Nous avons présenté dans notre précédent article l'importance pour toute entreprise de définir sa politique de sûreté. Pour rappel, au-delà de l'obligation légale de l'employeur d'assurer la sécurité de ses employés, elle permet de se poser les questions essentielles au sujet de l'exposition aux risques, à la volonté d'y faire face et sur le cadre général dans lequel la démarche de sécurisation doit s'inscrire. Nous allons aborder dans ce nouvel article les étapes pour construire la politique de sûreté.
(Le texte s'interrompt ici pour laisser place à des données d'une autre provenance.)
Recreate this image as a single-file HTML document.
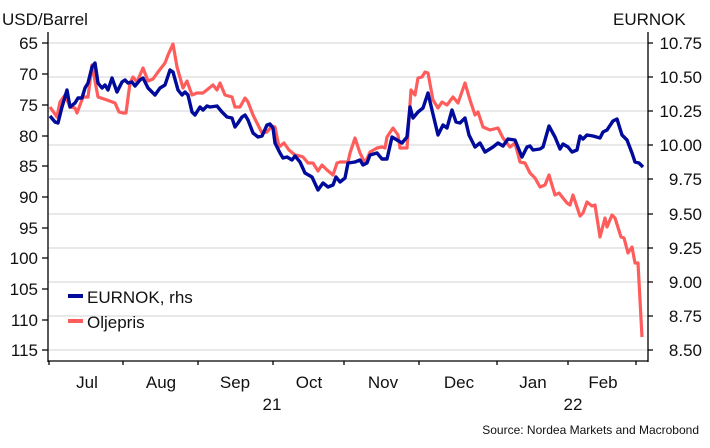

La politique de sûreté définit les grandes orientations que souhaite prendre la Direction en matière de sûreté. Ses orientations répondent à des enjeux stratégiques liées aux objectifs de l'entreprise. Elle peut faire l'objet de freins ou d'opportunités à son déploiement. La politique de sûreté requiert de responsabiliser et d'accompagner des acteurs pour la construire, la déployer et la faire évoluer. Elle fait l'objet d'une communication au sein de l'entreprise pour engager les parties prenantes dans la démarche souhaitée par la Direction.
Définir les enjeux en matière de sûreté
La politique de sûreté définit les enjeux de sûreté à long terme de l'entreprise. Il ne s'agit pas ici de définir les moyens immédiats à mettre en oeuvre pour répondre à des besoins de sécurisation spécifiques, mais d'établir en fonction du positionnement de l'entreprise sur son marché, de ses objectifs d'évolution ou de transformation, les principaux risques de sûreté fortement impactants auxquelles elle sera confrontée.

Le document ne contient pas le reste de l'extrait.